◆ **EXERCISE REQUIREMENTS**
Determine how many lines hold "page" and give only that number.

┄┄┄┄┄┄┄┄┄┄

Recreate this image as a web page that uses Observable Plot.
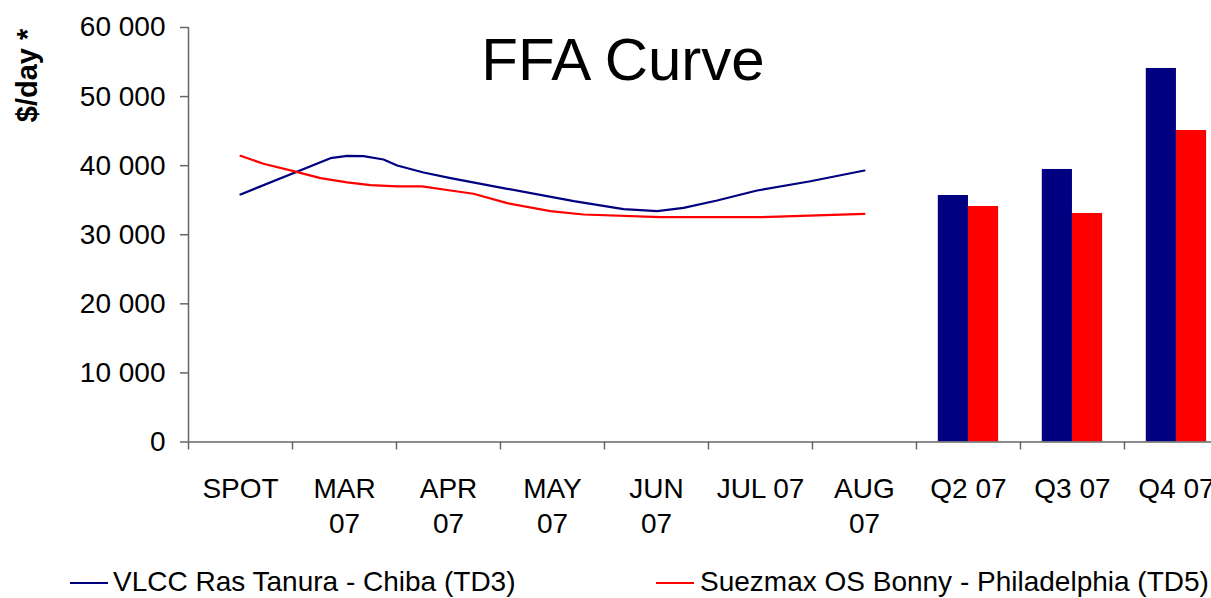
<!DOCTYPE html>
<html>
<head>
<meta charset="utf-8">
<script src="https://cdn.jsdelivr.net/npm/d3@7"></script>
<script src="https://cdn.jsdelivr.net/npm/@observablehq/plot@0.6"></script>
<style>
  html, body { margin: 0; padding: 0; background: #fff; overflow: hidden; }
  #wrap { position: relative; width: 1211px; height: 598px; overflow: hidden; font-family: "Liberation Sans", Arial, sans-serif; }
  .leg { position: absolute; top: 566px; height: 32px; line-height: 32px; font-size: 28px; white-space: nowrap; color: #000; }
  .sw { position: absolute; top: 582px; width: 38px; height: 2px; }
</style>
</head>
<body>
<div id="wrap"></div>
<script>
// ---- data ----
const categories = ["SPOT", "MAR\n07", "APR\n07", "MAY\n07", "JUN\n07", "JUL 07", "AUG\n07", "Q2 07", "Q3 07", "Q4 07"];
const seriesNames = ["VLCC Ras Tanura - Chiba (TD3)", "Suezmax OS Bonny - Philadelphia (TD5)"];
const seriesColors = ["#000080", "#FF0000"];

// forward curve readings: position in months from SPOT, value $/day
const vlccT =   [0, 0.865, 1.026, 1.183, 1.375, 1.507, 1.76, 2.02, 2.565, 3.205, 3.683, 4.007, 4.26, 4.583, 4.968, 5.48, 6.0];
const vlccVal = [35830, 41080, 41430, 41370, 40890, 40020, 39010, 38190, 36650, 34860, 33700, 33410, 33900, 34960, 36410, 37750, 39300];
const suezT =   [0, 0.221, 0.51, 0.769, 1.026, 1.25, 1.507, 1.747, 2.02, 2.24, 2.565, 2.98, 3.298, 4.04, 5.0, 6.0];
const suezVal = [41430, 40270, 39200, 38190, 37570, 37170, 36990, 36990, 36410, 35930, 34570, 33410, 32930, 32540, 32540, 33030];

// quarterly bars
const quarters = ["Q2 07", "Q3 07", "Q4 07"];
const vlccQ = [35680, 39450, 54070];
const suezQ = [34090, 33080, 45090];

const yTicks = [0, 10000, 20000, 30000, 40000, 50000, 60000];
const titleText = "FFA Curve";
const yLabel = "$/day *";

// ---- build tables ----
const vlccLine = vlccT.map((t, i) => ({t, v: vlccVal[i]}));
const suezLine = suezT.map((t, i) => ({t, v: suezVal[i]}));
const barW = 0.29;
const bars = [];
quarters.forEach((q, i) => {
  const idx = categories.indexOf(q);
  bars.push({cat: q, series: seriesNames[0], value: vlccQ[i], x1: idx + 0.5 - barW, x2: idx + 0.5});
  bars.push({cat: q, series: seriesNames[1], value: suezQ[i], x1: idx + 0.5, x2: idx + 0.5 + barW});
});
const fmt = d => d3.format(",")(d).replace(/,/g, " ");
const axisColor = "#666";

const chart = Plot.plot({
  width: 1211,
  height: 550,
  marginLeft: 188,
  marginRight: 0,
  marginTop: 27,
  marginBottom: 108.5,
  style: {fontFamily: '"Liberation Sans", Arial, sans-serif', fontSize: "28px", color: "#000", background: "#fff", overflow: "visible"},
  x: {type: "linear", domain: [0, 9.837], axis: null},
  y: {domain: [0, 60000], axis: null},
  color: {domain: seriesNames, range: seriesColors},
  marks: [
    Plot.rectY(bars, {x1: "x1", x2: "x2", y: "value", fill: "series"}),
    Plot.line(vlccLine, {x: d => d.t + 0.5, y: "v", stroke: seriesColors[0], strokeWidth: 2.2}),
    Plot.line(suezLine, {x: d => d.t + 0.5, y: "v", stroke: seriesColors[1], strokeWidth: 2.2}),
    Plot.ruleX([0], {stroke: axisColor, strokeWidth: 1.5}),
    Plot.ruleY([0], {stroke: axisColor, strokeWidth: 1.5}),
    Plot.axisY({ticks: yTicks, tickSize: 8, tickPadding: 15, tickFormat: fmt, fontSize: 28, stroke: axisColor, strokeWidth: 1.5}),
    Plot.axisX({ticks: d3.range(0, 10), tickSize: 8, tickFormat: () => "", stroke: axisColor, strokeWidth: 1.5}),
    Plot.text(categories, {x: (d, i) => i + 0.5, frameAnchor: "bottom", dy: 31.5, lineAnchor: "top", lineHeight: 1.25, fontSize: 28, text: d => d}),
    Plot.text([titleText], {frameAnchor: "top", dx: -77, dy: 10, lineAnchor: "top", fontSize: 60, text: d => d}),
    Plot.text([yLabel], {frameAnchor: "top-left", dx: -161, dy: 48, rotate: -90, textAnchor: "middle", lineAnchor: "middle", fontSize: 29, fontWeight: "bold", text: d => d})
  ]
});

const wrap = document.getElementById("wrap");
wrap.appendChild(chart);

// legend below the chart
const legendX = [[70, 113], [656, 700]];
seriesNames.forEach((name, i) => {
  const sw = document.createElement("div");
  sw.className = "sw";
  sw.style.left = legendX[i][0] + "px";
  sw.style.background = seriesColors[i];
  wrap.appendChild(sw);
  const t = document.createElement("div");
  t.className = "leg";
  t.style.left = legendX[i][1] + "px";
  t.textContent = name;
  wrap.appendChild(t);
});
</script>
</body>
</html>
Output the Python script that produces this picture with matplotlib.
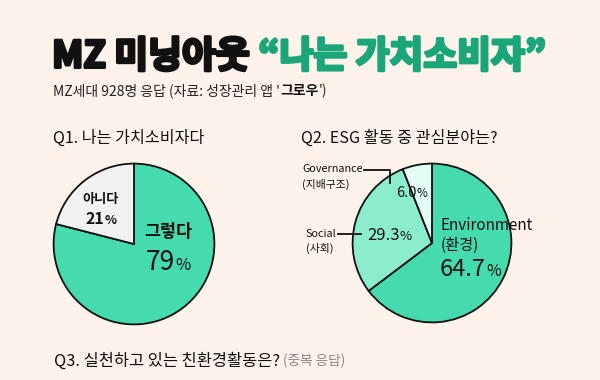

┄┄┄┄┄┄┄┄┄┄

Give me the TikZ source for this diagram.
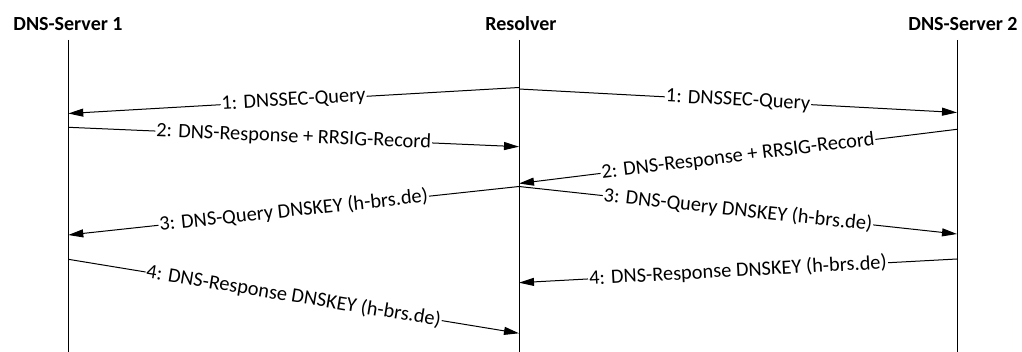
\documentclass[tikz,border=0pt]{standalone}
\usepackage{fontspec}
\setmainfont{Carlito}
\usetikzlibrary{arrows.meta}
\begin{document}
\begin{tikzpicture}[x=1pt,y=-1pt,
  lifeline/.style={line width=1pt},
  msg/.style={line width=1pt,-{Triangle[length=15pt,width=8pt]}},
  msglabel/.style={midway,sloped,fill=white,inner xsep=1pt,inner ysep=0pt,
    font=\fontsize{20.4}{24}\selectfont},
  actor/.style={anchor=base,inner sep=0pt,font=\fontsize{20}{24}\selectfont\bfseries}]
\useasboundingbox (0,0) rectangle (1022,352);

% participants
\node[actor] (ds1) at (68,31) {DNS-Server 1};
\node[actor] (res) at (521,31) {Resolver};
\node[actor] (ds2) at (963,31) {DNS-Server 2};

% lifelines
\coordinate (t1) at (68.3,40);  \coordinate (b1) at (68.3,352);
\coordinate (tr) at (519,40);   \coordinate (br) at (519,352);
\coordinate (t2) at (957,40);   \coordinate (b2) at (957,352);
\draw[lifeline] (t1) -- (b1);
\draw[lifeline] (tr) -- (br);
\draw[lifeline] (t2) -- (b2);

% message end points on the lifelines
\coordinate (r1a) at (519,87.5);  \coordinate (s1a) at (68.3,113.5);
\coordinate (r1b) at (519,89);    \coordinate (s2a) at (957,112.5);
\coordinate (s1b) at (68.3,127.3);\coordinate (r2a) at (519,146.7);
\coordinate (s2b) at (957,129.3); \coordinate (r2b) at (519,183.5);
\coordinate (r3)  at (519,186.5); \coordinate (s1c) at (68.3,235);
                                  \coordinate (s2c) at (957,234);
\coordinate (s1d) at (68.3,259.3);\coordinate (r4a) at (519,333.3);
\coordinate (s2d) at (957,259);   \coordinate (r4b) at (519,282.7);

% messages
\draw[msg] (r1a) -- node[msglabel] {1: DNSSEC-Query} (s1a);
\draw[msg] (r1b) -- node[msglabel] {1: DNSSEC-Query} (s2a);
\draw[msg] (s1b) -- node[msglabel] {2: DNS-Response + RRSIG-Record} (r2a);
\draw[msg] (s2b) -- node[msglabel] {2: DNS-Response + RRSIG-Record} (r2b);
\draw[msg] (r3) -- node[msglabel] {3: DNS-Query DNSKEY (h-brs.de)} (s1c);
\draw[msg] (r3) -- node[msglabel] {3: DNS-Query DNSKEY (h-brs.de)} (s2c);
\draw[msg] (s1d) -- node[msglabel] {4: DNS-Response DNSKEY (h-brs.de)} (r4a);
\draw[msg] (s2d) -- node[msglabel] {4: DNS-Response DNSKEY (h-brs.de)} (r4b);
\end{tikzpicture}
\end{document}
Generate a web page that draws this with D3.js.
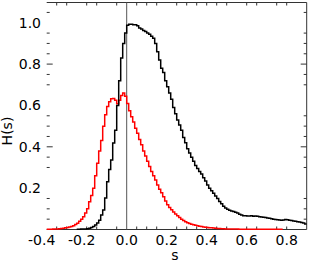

┄┄┄┄┄┄┄┄┄┄

◆ **ANSWER TO THE PROBLEM**
2